How to Smell a Rose: A Visit with Ricky Leacock in Normandy (Les Blank & Gina Leibrecht, directors) Richard Leacock was one of the founders of Direct Cinema and cinéma vérité, along with Robert Drew, D.A. Pennebaker, and the Maysles brothers. His importance to documentary filmmaking cannot be overstated. Leacock spent his last years living in France, which is where Les Blank shot this film. I could have listened to Ricky Leacock talk for hours about life and filmmaking. How to Smell a Rose is a rare pleasure. (This film is available for streaming on Netflix.)
In Jackson Heights (Frederick Wiseman, director) Fred Wiseman is another documentary filmmaker whose importance can’t be overstated. Over the course of his long career, he’s amassed a staggering body of work. In Jackson Heights, released last year when Wiseman was 85, is as strong as anything he’s done. It struck me the other day that Wiseman is similar to Studs Terkel, in terms of documenting individuals and institutions. Wiseman, without apparent judgement, shows us how things work.
Iris (Albert Maysles, director) This study of Iris Apfel was the penultimate film from Albert Maysles, who died last year at age 88. Apfel, a larger-than-life fashionista with an irrepressible personality, reminds me somewhat of Little Edie Beale in Maysles Grey Gardens (1976) — though Iris is a high-functioning, much healthier version. She’s a trip. (Iris is available for streaming on Netflix.)
The following clip is from a press conference with Iris Apfel and Al Maysles at the 2014 New York Film Festival.
Lambert & Stamp (James D. Cooper, director) Kit Lambert and Chris Stamp wanted to make films, and they hit on the idea of finding a rock band to manage and then make a film about. The band turned out to be the Who, and despite knowing basically nothing about what was required or how to do it, Lambert and Stamp helped them become one of the most popular rock bands in the world. Kit Lambert has passed on, but Chris Stamp is very much alive. Interviews with Stamp, Pete Townsend, Roger Daltrey, and others (including Chris’ brother, actor Terence Stamp), take us through the story in extremely entertaining fashion. Anyone interested in the Who has gotta see this.
Listen to Me Marlon (Steven Riley, director/co-writer) See my previous post on this film. (This film is available via Showtime On Demand.)
A Poem Is a Naked Person (Les Blank, director) See my previous post on this film. (This film is available for streaming on Amazon.)

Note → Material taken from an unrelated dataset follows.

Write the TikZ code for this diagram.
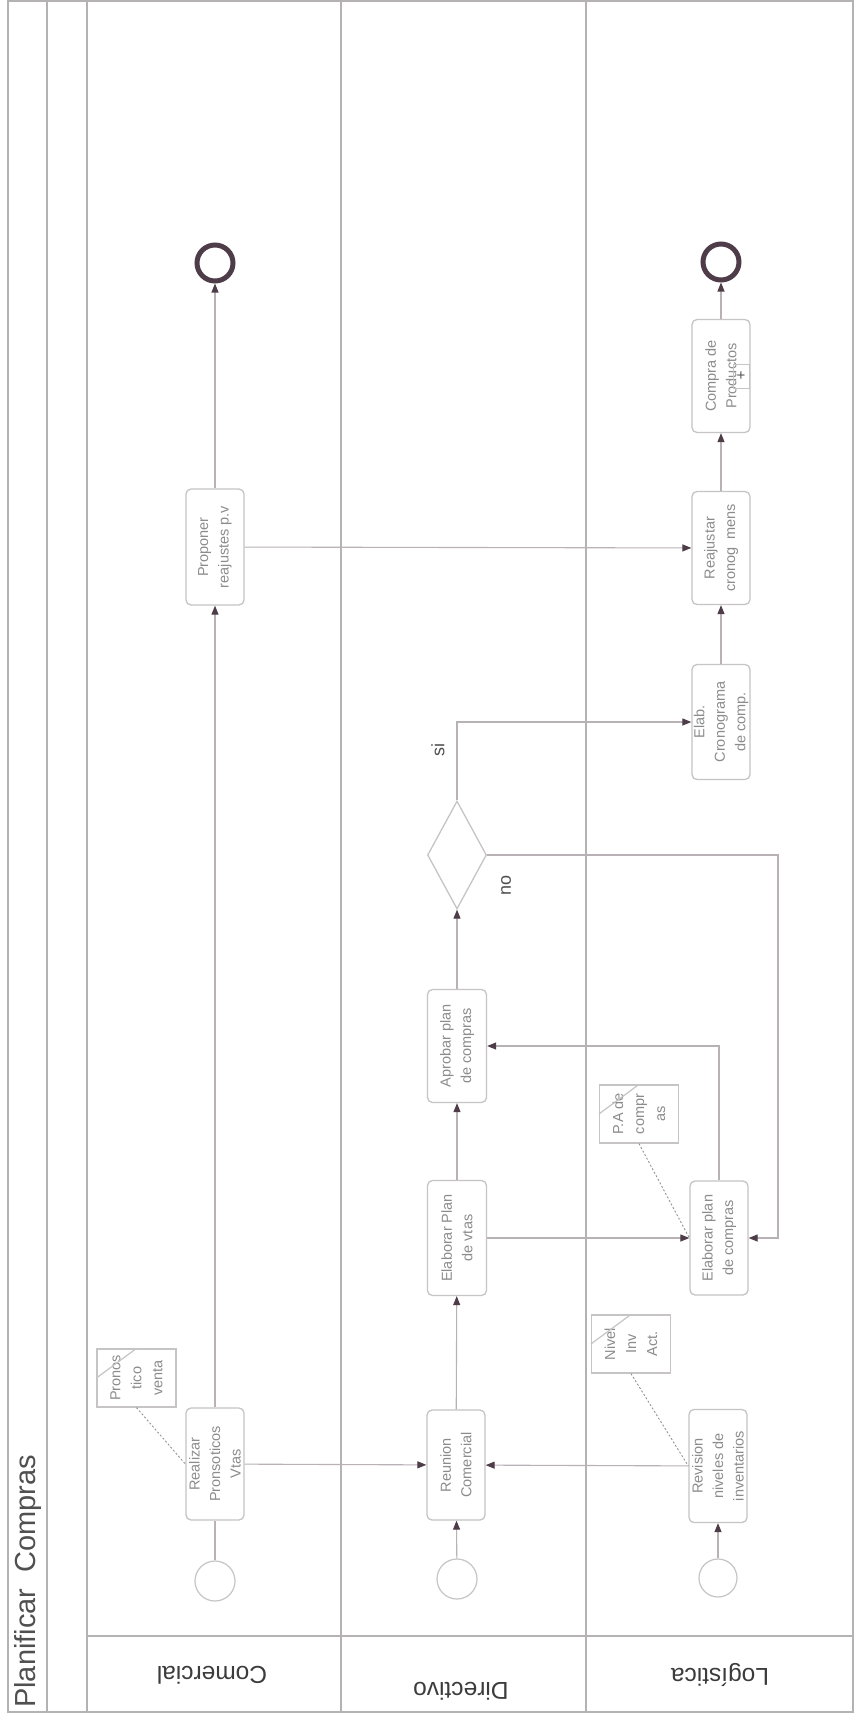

Seymour: An Introduction (Ethan Hawke, director) Actor Ethan Hawke first met pianist Seymour Bernstein when he was seated next to him at a dinner party. They struck up a relationship that resulted in this wonderful film. After receiving numerous musical awards and grants, Bernstein gave his final public performance in 1977 at age 50. He is now 88. For nearly 40 years he has been composing, writing, and, most importantly, teaching. He’s a great teacher. In the film, one of his students says Seymour showed him what a musician could be. The music throughout is rapturously beautiful, and even more powerful after hearing Seymour explain why he makes the choices he does as we see him practicing and teaching. The film itself is like a master class in music. Seymour talks about music in a way that’s clear, lucid, and compassionate — qualities he brings to his playing, teaching, thinking, and living. He believes that music is a language of feeling — a universal language. Bernstein has lived in the same studio apartment for 57 years. “I thrive on solitude,” he says, adding that he has to be by himself to sort out all the thoughts that course through his mind in order to escape the hurlyburly of the real world. And yet, at the end of the film, Bernstein agrees to perform publicly for members of Ethan Hawke’s acting class. Seymour: An Introduction offers us the privilege of spending time with this extraordinary person. (This film is available for streaming on Netflix.)
What Happened, Miss Simone? (Liz Garbus, director) I knew Nina Simone was a singer, but that’s about it. Seeing this film was a revelation. She had an incredible voice and a strong commitment to civil rights in her life and music. In her determination to be true to herself, Simone didn’t always play nice. This is a powerful portrait of a conflicted artist. (This film is available for streaming from Netflix.)
The Winding Stream (Beth Harrington, director) Per Wikipedia, the Carter Family, the subject of this film, “…was a traditional American folk music group that recorded between 1927 and 1956. Their music had a profound impact on bluegrass, country, Southern Gospel, pop and rock musicians as well as on the U.S. folk revival of the 1960s. They were the first vocal group to become country music stars.” I didn’t know much about their actual history, but this film clearly lays it out, as well as tracking June Carter Cash and her husband, Johnny. There’s a fascinating sidebar segment on the importance of Border Radio stations. But most importantly, there’s the Carter Family’s awesome music, which is ingrained in the history of this country. I especially liked a scene of George Jones in the studio singing “Worried Man Blues.” The Winding Stream employs some cut-out animation that I wasn’t too thrilled with, but this is a minor caveat.